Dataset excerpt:
★ ★ ★
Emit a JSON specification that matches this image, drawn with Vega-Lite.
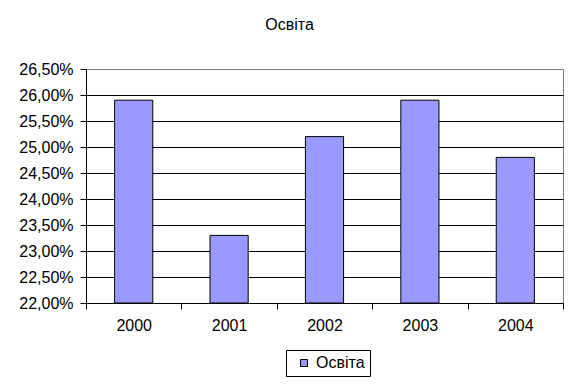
{
  "$schema": "https://vega.github.io/schema/vega-lite/v6.json",
  "width": 477,
  "height": 234,
  "padding": {"left": 18, "top": 17, "right": 16, "bottom": 5},
  "background": "white",
  "title": {
    "text": "Освіта",
    "fontSize": 16,
    "fontWeight": "normal",
    "color": "black",
    "font": "Liberation Sans",
    "anchor": "middle",
    "offset": 28,
    "dx": -35
  },
  "data": {
    "values": [
      {"year": "2000", "value": 0.259, "series": "Освіта"},
      {"year": "2001", "value": 0.233, "series": "Освіта"},
      {"year": "2002", "value": 0.252, "series": "Освіта"},
      {"year": "2003", "value": 0.259, "series": "Освіта"},
      {"year": "2004", "value": 0.248, "series": "Освіта"}
    ]
  },
  "mark": {"type": "bar", "stroke": "black", "strokeWidth": 1, "width": {"band": 0.4}},
  "encoding": {
    "x": {
      "field": "year",
      "type": "nominal",
      "scale": {"paddingInner": 0, "paddingOuter": 0},
      "axis": {
        "title": null,
        "labelAngle": 0,
        "tickBand": "extent",
        "tickSize": 6,
        "labelPadding": 8,
        "grid": false
      }
    },
    "y": {
      "field": "value",
      "type": "quantitative",
      "scale": {"domain": [0.22, 0.265], "zero": false, "nice": false},
      "axis": {
        "title": null,
        "values": [0.22, 0.225, 0.23, 0.235, 0.24, 0.245, 0.25, 0.255, 0.26, 0.265],
        "labelExpr": "replace(format(datum.value, '.2%'), '.', ',')",
        "tickSize": 6,
        "labelPadding": 7,
        "grid": true,
        "gridColor": {"condition": {"test": "datum.value > 0.264", "value": "#808080"}, "value": "black"},
        "gridOpacity": 1
      }
    },
    "y2": {"datum": 0.22},
    "color": {
      "field": "series",
      "type": "nominal",
      "scale": {"range": ["#9999FF"]},
      "legend": {
        "title": null,
        "orient": "none",
        "legendX": 200,
        "legendY": 281,
        "direction": "horizontal",
        "padding": 5,
        "strokeColor": "black",
        "fillColor": "white",
        "symbolType": "square",
        "symbolSize": 49,
        "symbolStrokeColor": "black",
        "symbolStrokeWidth": 1,
        "symbolOffset": 5,
        "labelOffset": 4,
        "labelFontSize": 16,
        "labelColor": "black"
      }
    }
  },
  "config": {
    "font": "Liberation Sans",
    "view": {"stroke": "#808080", "strokeWidth": 1},
    "axis": {
      "labelFont": "Liberation Sans",
      "labelFontSize": 16,
      "labelColor": "black",
      "domainColor": "black",
      "tickColor": "black",
      "domainWidth": 1,
      "tickWidth": 1,
      "gridWidth": 1
    },
    "legend": {"labelFont": "Liberation Sans"}
  }
}
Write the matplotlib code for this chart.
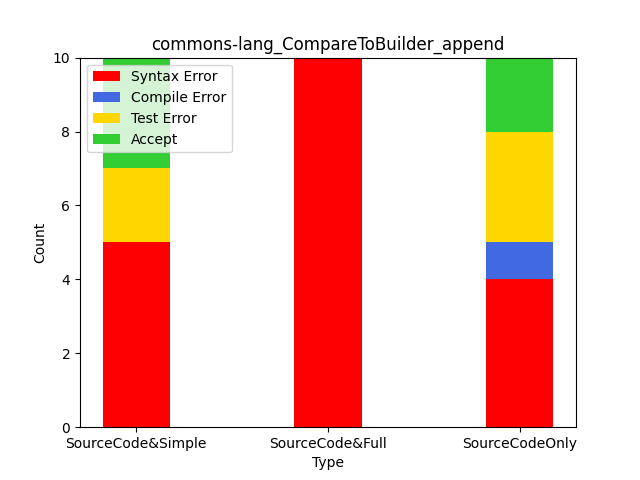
import numpy as np
import matplotlib.pyplot as plt

types = ["SourceCode&Simple", "SourceCode&Full", "SourceCodeOnly"]
syntax_err = [5, 10, 4]
compile_err = [0, 0, 1]
test_err = [2, 0, 3]
accept = [3, 0, 2]

x = np.arange(len(types))
width = 0.35

fig, ax = plt.subplots(figsize=(6.4, 4.8), dpi=100)
bottom = np.zeros(len(types))
for vals, label, color in [(syntax_err, "Syntax Error", "red"),
                           (compile_err, "Compile Error", "royalblue"),
                           (test_err, "Test Error", "gold"),
                           (accept, "Accept", "limegreen")]:
    ax.bar(x, vals, width, bottom=bottom, label=label, color=color)
    bottom += np.array(vals)

ax.set_xticks(x)
ax.set_xticklabels(types)
ax.set_xlabel("Type")
ax.set_ylabel("Count")
ax.set_title("commons-lang_CompareToBuilder_append")
ax.set_ylim(0, 10)
ax.legend(loc="upper left")
fig.savefig("out.png")
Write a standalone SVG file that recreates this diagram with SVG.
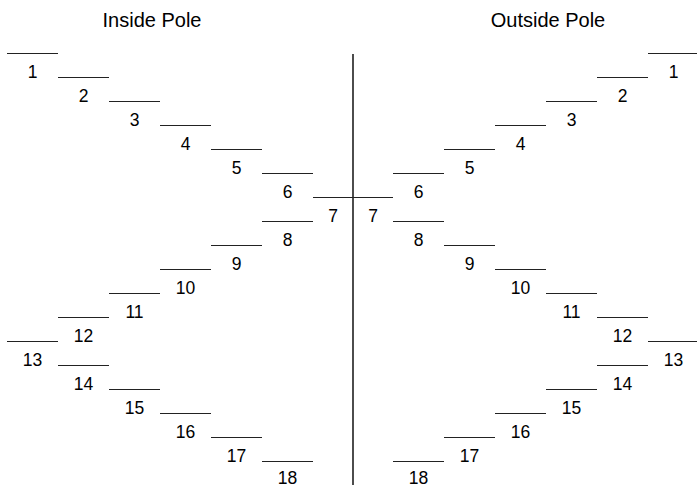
<svg xmlns="http://www.w3.org/2000/svg" width="697" height="487" viewBox="0 0 697 487">
<style>
.t{font-family:"Liberation Sans",Arial,sans-serif;fill:#000}
.title{font-size:20px;text-anchor:middle}
.lbl{font-size:17.5px;text-anchor:middle}
.step{stroke:#222;stroke-width:1.2;fill:none}
.pole{stroke:#000;stroke-width:1.4;fill:none}
</style>
<rect width="697" height="487" fill="#fff"/>
<g id="titles">
<text class="t title" x="152" y="27">Inside Pole</text>
<text class="t title" x="548" y="27">Outside Pole</text>
</g>
<g id="connectors">
<line class="pole" x1="353" y1="54" x2="353" y2="485"/>
</g>
<g id="inside">
<g id="in1"><line class="step" x1="7" y1="53.5" x2="58" y2="53.5"/><text class="t lbl" x="32.5" y="77.5">1</text></g>
<g id="in2"><line class="step" x1="58" y1="77.5" x2="109" y2="77.5"/><text class="t lbl" x="83.5" y="101.5">2</text></g>
<g id="in3"><line class="step" x1="109" y1="101.5" x2="160" y2="101.5"/><text class="t lbl" x="134.5" y="125.5">3</text></g>
<g id="in4"><line class="step" x1="160" y1="125.5" x2="211" y2="125.5"/><text class="t lbl" x="185.5" y="149.5">4</text></g>
<g id="in5"><line class="step" x1="211" y1="149.5" x2="262" y2="149.5"/><text class="t lbl" x="236.5" y="173.5">5</text></g>
<g id="in6"><line class="step" x1="262" y1="173.5" x2="313" y2="173.5"/><text class="t lbl" x="287.5" y="197.5">6</text></g>
<g id="in8"><line class="step" x1="262" y1="221.5" x2="313" y2="221.5"/><text class="t lbl" x="287.5" y="245.5">8</text></g>
<g id="in9"><line class="step" x1="211" y1="245.5" x2="262" y2="245.5"/><text class="t lbl" x="236.5" y="269.5">9</text></g>
<g id="in10"><line class="step" x1="160" y1="269.5" x2="211" y2="269.5"/><text class="t lbl" x="185.5" y="293.5">10</text></g>
<g id="in11"><line class="step" x1="109" y1="293.5" x2="160" y2="293.5"/><text class="t lbl" x="134.5" y="317.5">11</text></g>
<g id="in12"><line class="step" x1="58" y1="317.5" x2="109" y2="317.5"/><text class="t lbl" x="83.5" y="341.5">12</text></g>
<g id="in13"><line class="step" x1="7" y1="341.5" x2="58" y2="341.5"/><text class="t lbl" x="32.5" y="365.5">13</text></g>
<g id="in14"><line class="step" x1="58" y1="365.5" x2="109" y2="365.5"/><text class="t lbl" x="83.5" y="389.5">14</text></g>
<g id="in15"><line class="step" x1="109" y1="389.5" x2="160" y2="389.5"/><text class="t lbl" x="134.5" y="413.5">15</text></g>
<g id="in16"><line class="step" x1="160" y1="413.5" x2="211" y2="413.5"/><text class="t lbl" x="185.5" y="437.5">16</text></g>
<g id="in17"><line class="step" x1="211" y1="437.5" x2="262" y2="437.5"/><text class="t lbl" x="236.5" y="461.5">17</text></g>
<g id="in18"><line class="step" x1="262" y1="461.5" x2="313" y2="461.5"/><text class="t lbl" x="287.5" y="484">18</text></g>
</g>
<g id="center7">
<line class="step" x1="313" y1="197.5" x2="393" y2="197.5"/>
<text class="t lbl" x="333" y="221.5">7</text>
<text class="t lbl" x="373" y="221.5">7</text>
</g>
<g id="outside">
<g id="out1"><line class="step" x1="648" y1="53.5" x2="699" y2="53.5"/><text class="t lbl" x="673.5" y="77.5">1</text></g>
<g id="out2"><line class="step" x1="597" y1="77.5" x2="648" y2="77.5"/><text class="t lbl" x="622.5" y="101.5">2</text></g>
<g id="out3"><line class="step" x1="546" y1="101.5" x2="597" y2="101.5"/><text class="t lbl" x="571.5" y="125.5">3</text></g>
<g id="out4"><line class="step" x1="495" y1="125.5" x2="546" y2="125.5"/><text class="t lbl" x="520.5" y="149.5">4</text></g>
<g id="out5"><line class="step" x1="444" y1="149.5" x2="495" y2="149.5"/><text class="t lbl" x="469.5" y="173.5">5</text></g>
<g id="out6"><line class="step" x1="393" y1="173.5" x2="444" y2="173.5"/><text class="t lbl" x="418.5" y="197.5">6</text></g>
<g id="out8"><line class="step" x1="393" y1="221.5" x2="444" y2="221.5"/><text class="t lbl" x="418.5" y="245.5">8</text></g>
<g id="out9"><line class="step" x1="444" y1="245.5" x2="495" y2="245.5"/><text class="t lbl" x="469.5" y="269.5">9</text></g>
<g id="out10"><line class="step" x1="495" y1="269.5" x2="546" y2="269.5"/><text class="t lbl" x="520.5" y="293.5">10</text></g>
<g id="out11"><line class="step" x1="546" y1="293.5" x2="597" y2="293.5"/><text class="t lbl" x="571.5" y="317.5">11</text></g>
<g id="out12"><line class="step" x1="597" y1="317.5" x2="648" y2="317.5"/><text class="t lbl" x="622.5" y="341.5">12</text></g>
<g id="out13"><line class="step" x1="648" y1="341.5" x2="699" y2="341.5"/><text class="t lbl" x="673.5" y="365.5">13</text></g>
<g id="out14"><line class="step" x1="597" y1="365.5" x2="648" y2="365.5"/><text class="t lbl" x="622.5" y="389.5">14</text></g>
<g id="out15"><line class="step" x1="546" y1="389.5" x2="597" y2="389.5"/><text class="t lbl" x="571.5" y="413.5">15</text></g>
<g id="out16"><line class="step" x1="495" y1="413.5" x2="546" y2="413.5"/><text class="t lbl" x="520.5" y="437.5">16</text></g>
<g id="out17"><line class="step" x1="444" y1="437.5" x2="495" y2="437.5"/><text class="t lbl" x="469.5" y="461.5">17</text></g>
<g id="out18"><line class="step" x1="393" y1="461.5" x2="444" y2="461.5"/><text class="t lbl" x="418.5" y="484">18</text></g>
</g>
</svg>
★ ★ ★
**Your objective**
Identify each line in the entries with the word "matplotlib" and copy it.

**The answer**
Write the matplotlib code for this chart.
import matplotlib.pyplot as plt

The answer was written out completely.